» THE EXERCISE
Leaving out the pictures, retype the lines from the beginning of the listing through the line containing "-35.64, -35.55, -35.55];".

» GIVEN MATERIAL
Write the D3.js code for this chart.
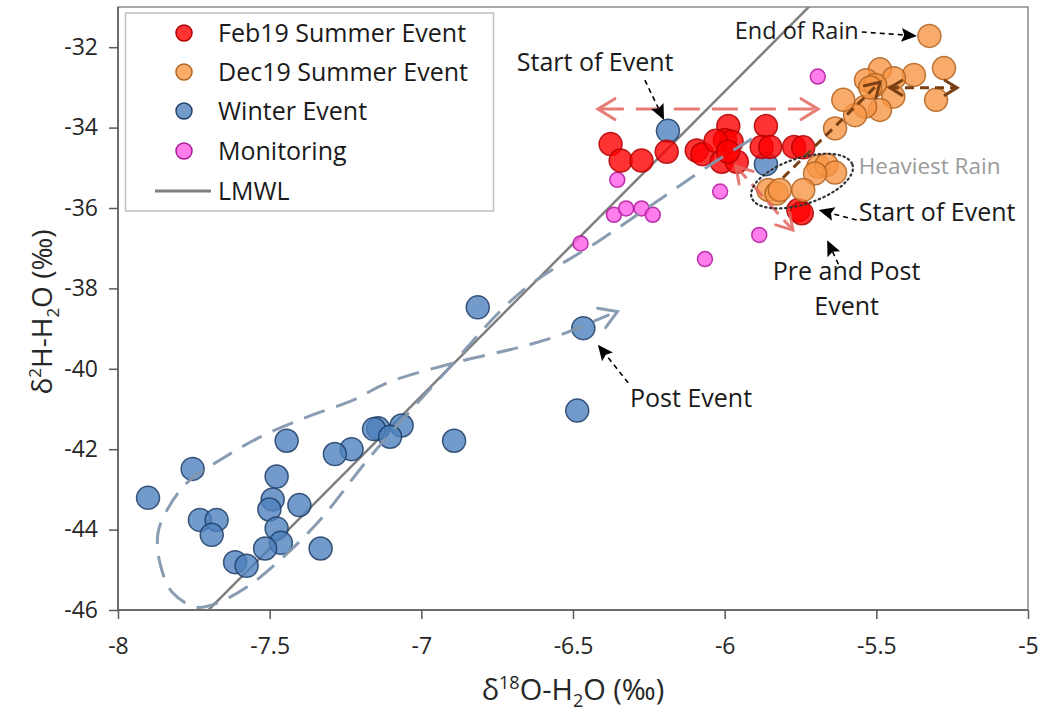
<!DOCTYPE html>
<html>
<head>
<meta charset="utf-8">
<script src="https://cdn.jsdelivr.net/npm/d3@7"></script>
<style>
  html, body { margin: 0; padding: 0; background: #fff; }
  svg { display: block; font-family: "Open Sans", "Liberation Sans", sans-serif; }
</style>
</head>
<body>
<svg id="chart" width="1043" height="712"></svg>
<script>
// δ18O / δ2H isotope pairs for each sampling campaign
const feb19X = [-6.376, -6.343, -6.274, -6.191, -6.092, -6.073, -5.988, -5.999, -5.977, -6.030, -6.010, -5.960, -5.989, -5.864, -5.878, -5.850, -5.771, -5.741, -5.757, -5.746];
const feb19Y = [-34.41, -34.82, -34.82, -34.60, -34.57, -34.66, -33.96, -34.31, -34.35, -34.33, -34.85, -34.85, -34.60, -33.96, -34.48, -34.48, -34.48, -34.49, -36.05, -36.13];

const dec19X = [-5.325, -5.277, -5.303, -5.376, -5.488, -5.442, -5.534, -5.504, -5.444, -5.488, -5.537, -5.570, -5.609, -5.636, -5.520, -5.691, -5.664, -5.636, -5.702, -5.856, -5.829, -5.818, -5.741];
const dec19Y = [-31.72, -32.52, -33.31, -32.69, -32.55, -32.77, -32.82, -32.94, -33.23, -33.56, -33.48, -33.69, -33.31, -34.02, -33.00, -34.97, -34.93, -35.12, -35.14, -35.55, -35.64, -35.55, -35.55];

const winterX = [-7.901, -7.754, -7.444, -7.477, -7.490, -7.501, -7.402, -7.730, -7.675, -7.691, -7.477, -7.463, -7.515, -7.614, -7.576, -7.332, -6.814, -6.466, -6.486, -6.892, -7.142, -7.156, -7.065, -7.103, -7.230, -7.285, -6.187, -5.864];
const winterY = [-43.21, -42.49, -41.79, -42.68, -43.25, -43.50, -43.39, -43.76, -43.76, -44.13, -43.97, -44.33, -44.47, -44.81, -44.90, -44.47, -38.47, -38.99, -41.04, -41.79, -41.48, -41.50, -41.41, -41.69, -42.00, -42.12, -34.08, -34.91];

const monitorX = [-6.354, -6.365, -6.325, -6.274, -6.237, -6.475, -6.015, -6.065, -5.886, -5.693];
const monitorY = [-35.30, -36.17, -36.01, -36.01, -36.17, -36.88, -35.59, -37.27, -36.67, -32.73];

// Local meteoric water line: δ2H = slope·δ18O + intercept
const lmwlSlope = 7.58;
const lmwlIntercept = 12.38;

const xTicks = [-8, -7.5, -7, -6.5, -6, -5.5, -5];
const yTicks = [-46, -44, -42, -40, -38, -36, -34, -32];

const seriesNames = ["Feb19 Summer Event", "Dec19 Summer Event", "Winter Event", "Monitoring", "LMWL"];

// Event-path annotations (isotope units)
const winterPathX = [-5.910, -6.038, -6.203, -6.411, -6.675, -6.929, -7.169, -7.334, -7.466, -7.575, -7.674, -7.740, -7.819, -7.862, -7.868, -7.838, -7.773, -7.664, -7.532, -7.377, -7.225, -7.113, -6.896, -6.675, -6.543, -6.380];
const winterPathY = [-34.28, -34.88, -35.73, -36.80, -38.11, -40.15, -42.19, -43.76, -44.76, -45.43, -45.83, -45.93, -45.58, -44.83, -44.08, -43.51, -42.84, -42.27, -41.70, -41.20, -40.78, -40.35, -39.86, -39.46, -39.16, -38.65];

const svg = d3.select("#chart");
const margin = { left: 118, top: 7, right: 15, bottom: 102 };
const W = 1043, H = 712;

const x = d3.scaleLinear().domain([-8, -5]).range([margin.left, W - margin.right]);
const y = d3.scaleLinear().domain([-46, -31]).range([H - margin.bottom, margin.top]);

const px0 = x.range()[0], px1 = x.range()[1];
const py0 = y.range()[1], py1 = y.range()[0];

svg.append("defs").append("clipPath").attr("id", "plotClip")
  .append("rect").attr("x", px0).attr("y", py0).attr("width", px1 - px0).attr("height", py1 - py0);

// plot frame
svg.append("rect")
  .attr("x", px0).attr("y", py0).attr("width", px1 - px0).attr("height", py1 - py0)
  .attr("fill", "none").attr("stroke", "#8c8c8c").attr("stroke-width", 1.5);

// axes (plain hyphen for negatives)
const fmt = d => String(d).replace("\u2212", "-");
const xAxis = d3.axisBottom(x).tickValues(xTicks).tickSize(9).tickPadding(19).tickFormat(fmt);
const yAxis = d3.axisLeft(y).tickValues(yTicks).tickSize(9).tickPadding(11).tickFormat(fmt);

const gx = svg.append("g").attr("transform", `translate(0,${py1})`).call(xAxis);
const gy = svg.append("g").attr("transform", `translate(${px0},0)`).call(yAxis);
[gx, gy].forEach(g => {
  g.select(".domain").attr("stroke", "#595959").attr("stroke-width", 1.5);
  g.selectAll(".tick line").attr("stroke", "#595959").attr("stroke-width", 1.5);
  g.selectAll(".tick text").attr("fill", "#262626").style("font-size", "23px")
    .style("font-family", "'Open Sans', sans-serif");
});
gy.select(".domain").attr("d", `M0,${py1}V${py0}`);
gx.select(".domain").attr("d", `M${px0},0H${px1}`);

// axis titles
const xt = svg.append("text").attr("x", (px0 + px1) / 2).attr("y", 700)
  .attr("text-anchor", "middle").attr("fill", "#262626").style("font-size", "29px");
xt.append("tspan").text("δ");
xt.append("tspan").attr("dy", -11).style("font-size", "18px").text("18");
xt.append("tspan").attr("dy", 11).text("O-H");
xt.append("tspan").attr("dy", 7).style("font-size", "18px").text("2");
xt.append("tspan").attr("dy", -7).text("O (‰)");

const yt = svg.append("text").attr("transform", `translate(52,312) rotate(-90)`)
  .attr("text-anchor", "middle").attr("fill", "#262626").style("font-size", "28px");
yt.append("tspan").text("δ");
yt.append("tspan").attr("dy", -11).style("font-size", "17px").text("2");
yt.append("tspan").attr("dy", 11).text("H-H");
yt.append("tspan").attr("dy", 7).style("font-size", "17px").text("2");
yt.append("tspan").attr("dy", -7).text("O (‰)");

const plot = svg.append("g").attr("clip-path", "url(#plotClip)");

// LMWL
const lmwlX = [-8, -5];
plot.append("line")
  .attr("x1", x(lmwlX[0])).attr("y1", y(lmwlSlope * lmwlX[0] + lmwlIntercept))
  .attr("x2", x(lmwlX[1])).attr("y2", y(lmwlSlope * lmwlX[1] + lmwlIntercept))
  .attr("stroke", "#7f7f7f").attr("stroke-width", 2.5);

const styles = {
  feb19: { fill: "#ff0000", stroke: "#b00000", r: 11.5 },
  dec19: { fill: "#f79646", stroke: "#b0621f", r: 11.5 },
  winter: { fill: "#4f81bd", stroke: "#1f3d66", r: 11.5 },
  monitor: { fill: "#ff5ee6", stroke: "#b0189e", r: 7.5 }
};

function drawSeries(xs, ys, st) {
  plot.append("g").selectAll("circle").data(xs.map((v, i) => [v, ys[i]])).join("circle")
    .attr("cx", d => x(d[0])).attr("cy", d => y(d[1])).attr("r", st.r)
    .attr("fill", st.fill).attr("fill-opacity", 0.8)
    .attr("stroke", st.stroke).attr("stroke-width", 1.5).attr("stroke-opacity", 0.85);
}
drawSeries(monitorX, monitorY, styles.monitor);
drawSeries(winterX, winterY, styles.winter);
drawSeries(feb19X, feb19Y, styles.feb19);
drawSeries(dec19X, dec19Y, styles.dec19);

// ---- annotations ----
const ann = svg.append("g");

function chevron(g, x1, y1, x2, y2, size, color, width) {
  const a = Math.atan2(y2 - y1, x2 - x1);
  const s = 0.55;
  const p1 = [x2 - size * Math.cos(a - s), y2 - size * Math.sin(a - s)];
  const p2 = [x2 - size * Math.cos(a + s), y2 - size * Math.sin(a + s)];
  g.append("path").attr("d", `M${p1}L${x2},${y2}L${p2}`)
    .attr("fill", "none").attr("stroke", color).attr("stroke-width", width).attr("stroke-linecap", "round");
}
function dashedArrow(x1, y1, x2, y2, opt) {
  const X1 = x(x1), Y1 = y(y1), X2 = x(x2), Y2 = y(y2);
  const g = ann.append("g").attr("opacity", opt.opacity || 1);
  g.append("line").attr("x1", X1).attr("y1", Y1).attr("x2", X2).attr("y2", Y2)
    .attr("stroke", opt.color).attr("stroke-width", opt.width).attr("stroke-dasharray", opt.dash);
  chevron(g, X1, Y1, X2, Y2, opt.head, opt.color, opt.width);
  if (opt.both) chevron(g, X2, Y2, X1, Y1, opt.head, opt.color, opt.width);
}
function pointer(x1, y1, x2, y2) {
  const X1 = x(x1), Y1 = y(y1), X2 = x(x2), Y2 = y(y2);
  const a = Math.atan2(Y2 - Y1, X2 - X1);
  const L = 17, w = 0.42;
  const bx = X2 - L * 0.75 * Math.cos(a), by = Y2 - L * 0.75 * Math.sin(a);
  ann.append("line").attr("x1", X1).attr("y1", Y1).attr("x2", bx).attr("y2", by)
    .attr("stroke", "#000").attr("stroke-width", 1.6).attr("stroke-dasharray", "5,4");
  const p1 = [X2 - L * Math.cos(a - w), Y2 - L * Math.sin(a - w)];
  const p2 = [X2 - L * Math.cos(a + w), Y2 - L * Math.sin(a + w)];
  ann.append("path").attr("d", `M${X2},${Y2}L${p1}L${bx},${by}L${p2}Z`).attr("fill", "#000");
}

// winter event trajectory
const pathLine = d3.line().x(d => x(d[0])).y(d => y(d[1])).curve(d3.curveCatmullRom.alpha(0.5));
const wp = winterPathX.map((v, i) => [v, winterPathY[i]]);
ann.append("path").attr("d", pathLine(wp)).attr("fill", "none")
  .attr("stroke", "#8397ad").attr("stroke-width", 3).attr("stroke-dasharray", "22,12").attr("opacity", 0.95);
{
  const n = wp.length;
  chevron(ann.append("g").attr("opacity", 0.95), x(wp[n - 2][0]), y(wp[n - 2][1]), x(wp[n - 1][0]) + 8, y(wp[n - 1][1]) - 3, 20, "#8397ad", 3);
}

// Feb19 summer event spreads
dashedArrow(-6.418, -33.54, -5.692, -33.54, { color: "#e2665e", width: 3, dash: "26,12", head: 20, both: true, opacity: 0.85 });
dashedArrow(-5.963, -34.96, -5.775, -36.55, { color: "#e2665e", width: 3, dash: "16,8", head: 18, both: true, opacity: 0.85 });

// Dec19 summer event trajectory
dashedArrow(-5.808, -35.25, -5.488, -32.87, { color: "#7a3f12", width: 3, dash: "9,6", head: 16, both: false });
dashedArrow(-5.455, -33.01, -5.234, -33.01, { color: "#7a3f12", width: 3, dash: "9,6", head: 14, both: true });

// heaviest-rain outline
ann.append("ellipse")
  .attr("cx", x(-5.745)).attr("cy", y(-35.33)).attr("rx", 53).attr("ry", 23)
  .attr("transform", `rotate(-18 ${x(-5.745)} ${y(-35.33)})`)
  .attr("fill", "none").attr("stroke", "#333").attr("stroke-width", 2.2)
  .attr("stroke-dasharray", "1.5,3.5").attr("stroke-linecap", "round");

// pointers
pointer(-6.263, -32.82, -6.200, -33.81);
pointer(-5.548, -31.62, -5.366, -31.72);
pointer(-5.565, -36.30, -5.690, -36.05);
pointer(-5.625, -37.40, -5.662, -36.80);
pointer(-6.318, -40.35, -6.418, -39.40);

// labels
const labels = [
  { t: "Start of Event", x: -6.427, y: -32.59, anchor: "middle", color: "#1a1a1a", size: 25 },
  { t: "End of Rain", x: -5.558, y: -31.80, anchor: "end", color: "#1a1a1a", size: 23.5 },
  { t: "Heaviest Rain", x: -5.558, y: -35.15, anchor: "start", color: "#9a9a9a", size: 22.5 },
  { t: "Start of Event", x: -5.558, y: -36.33, anchor: "start", color: "#1a1a1a", size: 25 },
  { t: "Pre and Post", x: -5.598, y: -37.79, anchor: "middle", color: "#1a1a1a", size: 25 },
  { t: "Event", x: -5.598, y: -38.66, anchor: "middle", color: "#1a1a1a", size: 25 },
  { t: "Post Event", x: -6.312, y: -40.95, anchor: "start", color: "#1a1a1a", size: 25 }
];
ann.selectAll("text.lab").data(labels).join("text").attr("class", "lab")
  .attr("x", d => x(d.x)).attr("y", d => y(d.y)).attr("text-anchor", d => d.anchor)
  .attr("fill", d => d.color).style("font-size", d => d.size + "px").text(d => d.t);

// legend
const lg = svg.append("g");
lg.append("rect").attr("x", 125.5).attr("y", 13).attr("width", 368).attr("height", 198)
  .attr("fill", "#fff").attr("stroke", "#bfbfbf").attr("stroke-width", 1.5);
const legendStyles = [styles.feb19, styles.dec19, styles.winter, styles.monitor];
const rowY = [33, 72, 111, 151, 191];
seriesNames.forEach((name, i) => {
  if (i < 4) {
    const st = legendStyles[i];
    lg.append("circle").attr("cx", 184).attr("cy", rowY[i]).attr("r", 8)
      .attr("fill", st.fill).attr("fill-opacity", 0.8).attr("stroke", st.stroke).attr("stroke-width", 1.5);
  } else {
    lg.append("line").attr("x1", 155).attr("x2", 211).attr("y1", rowY[i]).attr("y2", rowY[i])
      .attr("stroke", "#7f7f7f").attr("stroke-width", 3);
  }
  lg.append("text").attr("x", 218).attr("y", rowY[i] + 8.5).attr("fill", "#1a1a1a")
    .style("font-size", "25px").text(name);
});
</script>
</body>
</html>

» RESULT BELOW
Write the D3.js code for this chart.
<!DOCTYPE html>
<html>
<head>
<meta charset="utf-8">
<script src="https://cdn.jsdelivr.net/npm/d3@7"></script>
<style>
  html, body { margin: 0; padding: 0; background: #fff; }
  svg { display: block; font-family: "Open Sans", "Liberation Sans", sans-serif; }
</style>
</head>
<body>
<svg id="chart" width="1043" height="712"></svg>
<script>
// δ18O / δ2H isotope pairs for each sampling campaign
const feb19X = [-6.376, -6.343, -6.274, -6.191, -6.092, -6.073, -5.988, -5.999, -5.977, -6.030, -6.010, -5.960, -5.989, -5.864, -5.878, -5.850, -5.771, -5.741, -5.757, -5.746];
const feb19Y = [-34.41, -34.82, -34.82, -34.60, -34.57, -34.66, -33.96, -34.31, -34.35, -34.33, -34.85, -34.85, -34.60, -33.96, -34.48, -34.48, -34.48, -34.49, -36.05, -36.13];

const dec19X = [-5.325, -5.277, -5.303, -5.376, -5.488, -5.442, -5.534, -5.504, -5.444, -5.488, -5.537, -5.570, -5.609, -5.636, -5.520, -5.691, -5.664, -5.636, -5.702, -5.856, -5.829, -5.818, -5.741];
const dec19Y = [-31.72, -32.52, -33.31, -32.69, -32.55, -32.77, -32.82, -32.94, -33.23, -33.56, -33.48, -33.69, -33.31, -34.02, -33.00, -34.97, -34.93, -35.12, -35.14, -35.55, -35.64, -35.55, -35.55];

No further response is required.